Es una prueba de por qué los educadores somos los que estamos en la primera línea de los debates de la memoria, de por qué es tan importante y puede generar tanta pasión lo que digamos en clase, de las razones que llevan a tanta gente querer controlarnos. Los educadores ponemos la base sobre la que se construye todo lo demás. La mayoría de las personas no acude en su vida a otra información histórica que la recibida en la escuela. Puede recordarla como inútil o muy aburrida, pero pocas veces la cuestiona. Se convierte en la verdad sobre la que construye muchas de sus decisiones, por ejemplo frente a los valores políticos o la legitimidad de un sistema. 

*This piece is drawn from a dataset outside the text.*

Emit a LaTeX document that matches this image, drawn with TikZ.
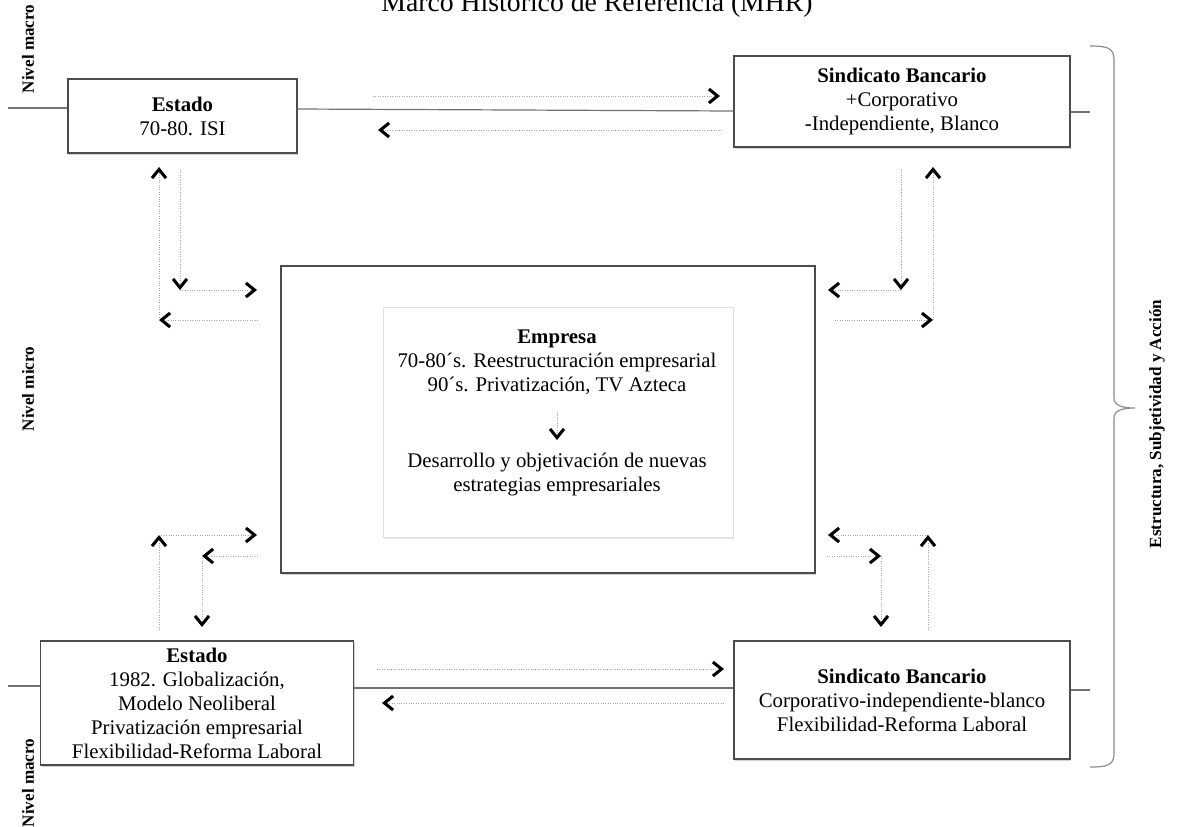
\documentclass[tikz,border=0pt]{standalone}
\usepackage{fontspec}
\setmainfont{Liberation Serif}
\usetikzlibrary{arrows.meta,shadows}
\begin{document}
\begin{tikzpicture}[x=0.75pt,y=-0.75pt,
  >={Straight Barb[length=6.5pt,width=10.5pt,line width=2.3pt,color=black]},
  box/.style={draw=black!70, line width=0.9pt, fill=white, align=center, inner sep=0pt,
    font=\fontsize{15.6}{18}\selectfont,
    drop shadow={shadow xshift=1pt,shadow yshift=-1.3pt,opacity=0.35}},
  softbox/.style={draw=black!12, line width=0.5pt, fill=white, inner sep=0pt,
    drop shadow={shadow xshift=0.8pt,shadow yshift=-1.5pt,opacity=0.2}},
  txt/.style={align=center, inner sep=0pt, font=\fontsize{15.6}{18}\selectfont},
  side/.style={font=\bfseries\fontsize{12.8}{14}\selectfont, rotate=90, inner sep=0pt},
  link/.style={draw=black!55, line width=0.9pt},
  flow/.style={draw=black!35, line width=0.7pt, dash pattern=on 0.8pt off 1pt, ->},
  bracestyle/.style={draw=black!45, line width=0.9pt}
]
\useasboundingbox (0,0) rectangle (1178,826);

% title
\node[font=\fontsize{20.8}{24}\selectfont, anchor=base, inner sep=0pt] (title) at (597,11) {Marco Histórico de Referencia (MHR)};

% side labels
\node[side] (macro1) at (28,49) {Nivel macro};
\node[side] (micro) at (28,389) {Nivel micro};
\node[side] (macro2) at (28,783) {Nivel macro};
\node[side] (esa) at (1157,424) {Estructura, Subjetividad y Acción};

% level lines (ends)
\coordinate (l1a) at (8,108);
\coordinate (l1b) at (1090,112);
\coordinate (l2a) at (8,686);
\coordinate (l2b) at (1090,690);

% boxes
\node[box, minimum width=171.75pt, minimum height=55.5pt] (est1) at (182.5,116)
  {\textbf{Estado}\\70-80. ISI};
\node[box, minimum width=252pt, minimum height=68.25pt] (sin1) at (902,101.5)
  {\textbf{Sindicato Bancario}\\+Corporativo\\-Independiente, Blanco};
\node[box, minimum width=400.5pt, minimum height=230.25pt] (big) at (548,419.5) {};
\node[softbox, minimum width=262.5pt, minimum height=172.5pt] (inner) at (558,422) {};
\node[txt] (emp1) at (557,362)
  {\textbf{Empresa}\\70-80´s. Reestructuración empresarial\\90´s. Privatización, TV Azteca};
\node[txt] (emp2) at (557,474.5)
  {Desarrollo y objetivación de nuevas\\estrategias empresariales};
\node[box, minimum width=234.75pt, minimum height=93pt] (est2) at (197,703)
  {\textbf{Estado}\\1982. Globalización,\\Modelo Neoliberal\\Privatización empresarial\\Flexibilidad-Reforma Laboral};
\node[box, minimum width=252pt, minimum height=88.5pt] (sin2) at (902,700)
  {\textbf{Sindicato Bancario}\\Corporativo-independiente-blanco\\Flexibilidad-Reforma Laboral};

% level lines
\draw[link] (l1a) -- (l1a -| est1.west);
\draw[link] (est1.east |- 0,109) -- (sin1.west |- 0,111);
\draw[link] (sin1.east |- l1b) -- (l1b);
\draw[link] (l2a) -- (l2a -| est2.west);
\draw[link] (est2.east |- 0,688) -- (sin2.west |- 0,688);
\draw[link] (sin2.east |- l2b) -- (l2b);

% brace
\coordinate (brTop) at (1090,46);
\coordinate (brTip) at (1135,408);
\coordinate (brBot) at (1090,767);
\draw[bracestyle] (brTop) .. controls (1108,46) and (1114,48) .. (1114,60) -- (1114,398)
  .. controls (1114,405) and (1121,408) .. (brTip)
  .. controls (1121,408) and (1114,411) .. (1114,418) -- (1114,753)
  .. controls (1114,765) and (1108,767) .. (brBot);

% top horizontal flows
\coordinate (h1s) at (373,96);  \coordinate (h1e) at (720,96);
\coordinate (h2s) at (722,130); \coordinate (h2e) at (378,130);
\draw[flow] (h1s) -- (h1e);
\draw[flow] (h2s) -- (h2e);

% top-left
\coordinate (tl1) at (180,170); \coordinate (tl2) at (180,290); \coordinate (tl3) at (257,290);
\coordinate (tl4) at (258,320); \coordinate (tl5) at (159,320); \coordinate (tl6) at (159,167);
\draw[flow] (tl1) -- (tl2);
\draw[flow] (tl2) -- (tl3);
\draw[flow] (tl4) -- (tl5);
\draw[flow] (tl5) -- (tl6);

% top-right
\coordinate (tr1) at (901,170); \coordinate (tr2) at (901,290); \coordinate (tr3) at (828,290);
\coordinate (tr4) at (835,320); \coordinate (tr5) at (933,320); \coordinate (tr6) at (933,167);
\draw[flow] (tr1) -- (tr2);
\draw[flow] (tr2) -- (tr3);
\draw[flow] (tr4) -- (tr5);
\draw[flow] (tr5) -- (tr6);

% bottom-left
\coordinate (bl1) at (159,630); \coordinate (bl2) at (159,535); \coordinate (bl3) at (257,535);
\coordinate (bl4) at (258,556); \coordinate (bl5) at (202,556); \coordinate (bl6) at (202,627);
\draw[flow] (bl1) -- (bl2);
\draw[flow] (bl2) -- (bl3);
\draw[flow] (bl4) -- (bl5);
\draw[flow] (bl5) -- (bl6);

% bottom-right
\coordinate (br1) at (928,630); \coordinate (br2) at (928,535); \coordinate (br3) at (828,535);
\coordinate (br4) at (827,556); \coordinate (br5) at (881,556); \coordinate (br6) at (881,627);
\draw[flow] (br2) -- (br3);
\draw[flow] (br1) -- (br2);
\draw[flow] (br4) -- (br5);
\draw[flow] (br5) -- (br6);

% bottom horizontal flows
\coordinate (g1s) at (377,669); \coordinate (g1e) at (724,669);
\coordinate (g2s) at (724,703); \coordinate (g2e) at (382,703);
\draw[flow] (g1s) -- (g1e);
\draw[flow] (g2s) -- (g2e);

% inside empresa
\draw[flow] (emp1.south |- 0,413) -- (emp1.south |- 0,440);
\end{tikzpicture}
\end{document}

Es lamentable que no siempre los profesores de historia tengamos plena conciencia de esto. Eso nos lleva a ser muy ligeros en ocasiones, a prestarnos sin darnos cuenta a manipulaciones, a ser instrumento de objetivos que no vemos. Nuestra formación ayuda poco: los que nos formamos en escuelas de educación o en los pedagógicos, tendemos a tener poco conocimiento de los problemas teóricos y metodológicos de fondo en el área de la historia; y los que se forman sólo en historia, por lo general no tienen ningún conocimiento de cuestiones básicas de filosofía de la educación, currículo o legislación escolar. Es en la intersección de esos dos ámbitos, el de qué es y para qué se estudia la historia, y el de por qué ella es importante para formar un ciudadano (o más aún: qué clase de ciudadano se quiere formar). Aquellas clases, que en su momento me parecieron algo tediosas, en las que estudiamos en el Pedagógico de Caracas todo el enramado legal de la enseñanza de la historia en Venezuela, han demostrado ser mucho más útiles de lo que jamás me imaginé. La enseñanza de la historia es probablemente la única que tiene legislación ad hoc, algunas promulgadas en la época de Guzmán Blanco, y que abarcan desde la forma en la que es legal hablar de Simón Bolívar en clase, hasta la nacionalidad del profesor. 

Que el martirio de Paty sirva al menos para hacernos reaccionar. No, no es obvio, como a lo mejor pensó el mártir, formar para la libertad y la democracia. Hacerlo es una postura política. Responde a una idea de cuáles son los fines de la educación y del tipo de ciudadano y de sociedad que se quieren construir. Y eso suele estar rigurosamente reglamentado y supervisado. Todos los Estados saben lo que está en juego en las aulas de clase y sobre todo en los manuales de historia. En Francia, abanderada de la libertad y donde el Estado garantiza sus principios, un puñado de individuos decidieron censurarlos por su cuenta, como lo hicieron los campesinos cristeros con los maestros rurales en México hace un siglo. En Venezuela, es el Estado el que de ex profeso se ha propuesto destruir el orden burgués (liberal). Y en esas tensiones entre la historia y la libertad, los educadores siempre estamos en la mitad. Es un papel, cuando la apuesta es la libertad, que nos enaltece, pero que siempre acarrea sus peligros. Samuel Paty nos lo ha recordado con la violencia del filo que lo degolló y del golpe que la noticia generó en todos nosotros. Sirvan estas líneas como un pequeño reconocimiento en honor a su memoria, y como la ratificación de seguir luchando en la educación por la libertad.